The Gonski panel received more than 7,000 submissions, visited 39 schools and consulted 71 education groups and produced a 286-page report with 41 findings and 28 recommendations. That report unequivocally pointed to a broken and inequitable school funding model that is not delivering good educational outcomes for Australian children, where, at year 9, there is up to a five-year performance gap between some of the most privileged and some of the least privileged and disadvantaged children in Australia. It is that which must be rectified. It is that which requires both and investment of significant money and a model that is based on needs and is sector blind.

Unfortunately, we know that this government has never acknowledged that there is an equity issue when it comes to our school funding model in Australia. We know that in fact it was this government, in a previous manifestation, under the Howard prime ministership, that oversaw the introduction of a funding model that saw over those years far greater increases in funding to the wealthier schools in Australia at the expense of the poorer schools.

The Gonski review has shown that our system is unfair and broken. The fact remains that it is the model-the needs based, sector blind model-designed to overcome inequity and give every kid a fair chance to achieve their potential, which absolutely has to be taken up.
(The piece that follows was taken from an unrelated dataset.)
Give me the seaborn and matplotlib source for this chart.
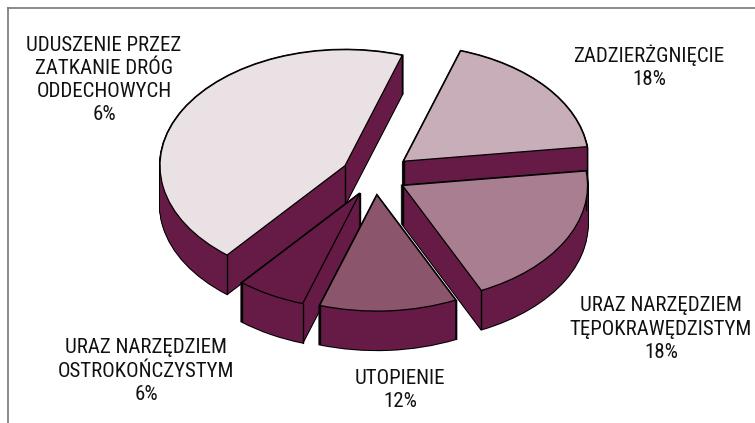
import matplotlib
matplotlib.use("Agg")
import numpy as np
import matplotlib.pyplot as plt
import seaborn as sns

nazwy = ["UDUSZENIE PRZEZ\nZATKANIE DRÓG\nODDECHOWYCH", "URAZ NARZĘDZIEM\nOSTROKOŃCZYSTYM",
         "UTOPIENIE", "URAZ NARZĘDZIEM\nTĘPOKRAWĘDZISTYM", "ZADZIERŻGNIĘCIE"]
udzial = [44, 6, 12, 20, 18]
etykiety_proc = ["6%", "6%", "12%", "18%", "18%"]

kolory = ["#e9e1e4", "#651b45", "#8b556b", "#a87e90", "#c7aeb9"]
bok = "#651b45"

# kolejnosc rysowania od tylu do przodu
kolejnosc = [0, 4, 3, 1, 2]
wysuniecie = [0.185, 0.17, 0.165, 0.17, 0.2]

W, H = 755, 423
RX, RY = 185.0, 116.0
CX, CY = 375.0, 176.0
GLEBOKOSC = 39
START = 72

sns.set_theme(style="white")
plt.rcParams["font.family"] = ["Roboto Condensed", "Liberation Sans", "DejaVu Sans"]
paleta = sns.color_palette(kolory)

fig = plt.figure(figsize=(W / 100, H / 100), dpi=100)
ax = fig.add_axes([7.5 / W, 0, 1 - 7.5 / W, 1 - 8.5 / H])


def warstwa(dy, kol, krawedz, lw, z):
    wedges, _ = ax.pie(udzial, explode=wysuniecie, colors=kol, startangle=START, radius=1,
                       center=(0, -dy), wedgeprops={"edgecolor": krawedz, "linewidth": lw})
    for i, w in enumerate(wedges):
        w.set_zorder(kolejnosc.index(i) * 10 + z)
    return wedges


# boki: najpierw czarna obwodka, potem wypelnienie
kroki = np.arange(0, GLEBOKOSC + 1) / RY
for dy in kroki:
    warstwa(dy, [bok] * 5, "black", 1.5, 0)
for dy in kroki:
    warstwa(dy, [bok] * 5, bok, 0.0, 1)

gora = warstwa(0, paleta, "black", 0.9, 3)

# pionowe krawedzie w naroznikach wycinkow
for i, w in enumerate(gora):
    cx, cy = w.center
    punkty = [(cx, cy)]
    for kat in (w.theta1, w.theta2):
        punkty.append((cx + w.r * np.cos(np.radians(kat)), cy + w.r * np.sin(np.radians(kat))))
    for x, y in punkty:
        ax.plot([x, x], [y, y - GLEBOKOSC / RY], color="black", lw=1.0,
                zorder=kolejnosc.index(i) * 10 + 2)

ax.set_aspect("auto")
ax.set_xlim(-(CX - 7.5) / RX, (W - CX) / RX)
ax.set_ylim(-(H - CY) / RY, (CY - 8.5) / RY)
ax.set_frame_on(True)
ax.set_xticks([])
ax.set_yticks([])
for s in ["right", "bottom"]:
    ax.spines[s].set_visible(False)
for s in ["top", "left"]:
    ax.spines[s].set_color("#777777")
    ax.spines[s].set_linewidth(1.2)

# srodki podpisow w pikselach
pozycje = [(104, 80), (146, 371), (400, 390), (661, 329), (649, 67)]
for nazwa, proc, (px, py) in zip(nazwy, etykiety_proc, pozycje):
    fig.text(px / W, 1 - py / H, nazwa + "\n" + proc, ha="center", va="center",
             fontsize=15, color="#111111", linespacing=1.28)

fig.savefig("out.png", dpi=100)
This government committed to both the money and the model and now they are trying to backtrack from that model, trying to raise their hands and say, 'We do not have control over how the states and territories are going to dispense that money.' The Gonski model was about reaching conditions so that we could make sure that the money that is invested goes to those students and schools that need it most. They are indeed in public education, which educates 80 per cent of the most disadvantaged students in Australia. We need to ensure that the money goes exactly where it is needed or we will not see a change.